Addressing the expense of loans
Lenders can share the profits with borrowers by reducing the amount owing by a share of the interest payments. This speeds up loan repayment and is a productivity improvement. Sharing is an “overnight” change and, along with an increase in interest, will increase the profit made by the lender.
However, a better way to transfer existing assets is without loans through Permanent Asset Markets. Removing the need for loans removes the need for interest and the cost of asset markets, as the asset is always for sale.
These two changes will increase the rate of capital movement and the productivity of an economy as new money through loans will move to finance new assets, improving productivity. It will mean the productivity of wealthy communities will continue to improve.
Replacing Taxes
Australian federal and state government budgets have large social security transfers and infrastructure expenditures. Reducing the loans needed to transfer existing assets will reduce the injection of new money into the economy and reduce taxes. The money supply can be kept up with long-term government investments in infrastructure, community assets and other public goods.
When we buy a house today, we borrow money from the bank, and we use the bank money to buy a house.
A loan is a word for renting money, where interest is the rent. The difference between the interest and the cost to the bank of providing the money is the profit the bank makes on the loan. Banks lend government money, and government money is a commons, and the bank keeps all the profit from the loan. The bank should share the profit with the borrower as the money belongs to us all as it is government money, not the banks.
Banks can immediately (tomorrow) share the interest according to their costs of providing the money and our costs of providing the money to pay them. Step one in reforming the financial system is for banks to share profits from interest. How banks can increase profits and lower payments. Everyone with a mortgage in Australia should be very angry with the Government, the Reserve Bank, and the banking industry because they knowingly do this. Sharing the profit will immediately lower the cost of mortgages by about 25% while increasing bank profits, and it could be implemented overnight if the government ordered them to do it. (What it does is eliminate the capital gains obtained by bank shareholders that come from inflated house values)
However, there is no need to rent money from a bank. We do not have to borrow money from a bank to buy a house. We can buy the house from the previous owner incrementally. When we do this, we remove the cost of bank interest and the cost of the real estate market.
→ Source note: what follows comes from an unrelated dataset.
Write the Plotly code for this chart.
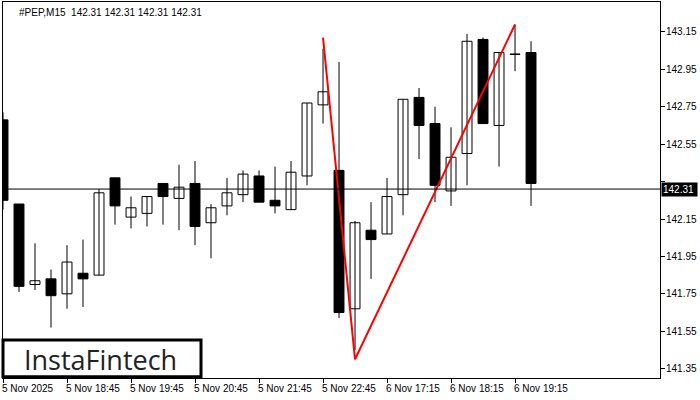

One method of doing this is with local Permanent Asset Markets(PAMs) of which a Permanent Home Market is an example. This will result in investors getting a higher return and borrowers paying less to buy assets. Home buyers never pay more than 25% of their income to buy a home. The more income and the less deposit, the more expensive the home. Investors will get a flexible inflation-adjusted income stream that lasts twice as long as current superannuation-allocated pensions.
PAMs are a financial innovation. The old credit unions and mutual associations are versions we had before computers and modern communications. PAMs are a modern version that eliminates the cost of finance, an overhead we do not need, and shares profits. These changes will leave disparities in wealth but reduce the obscene disparities we have today and will democratize money, and with democratic money will come social democracy as money is the source of power.
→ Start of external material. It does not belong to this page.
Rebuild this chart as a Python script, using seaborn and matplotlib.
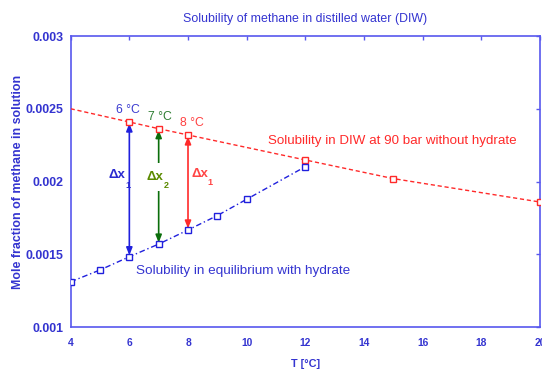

Wealth distribution will remain but flatten as more businesses and enterprises — particularly government-owned infrastructure convert to sharing profits.
The capital cost of hospitals, roads, light rail, schools, electricity, water, etc., will be half as we will not pay unnecessary financial costs of interest, dividends, and capital gains.
Summary
Humankind has forgotten that their success as a species is to treat the natural world as a Commons. This has happened because its greatest invention, money, has been perverted from a Commons into a tool to exploit other humans.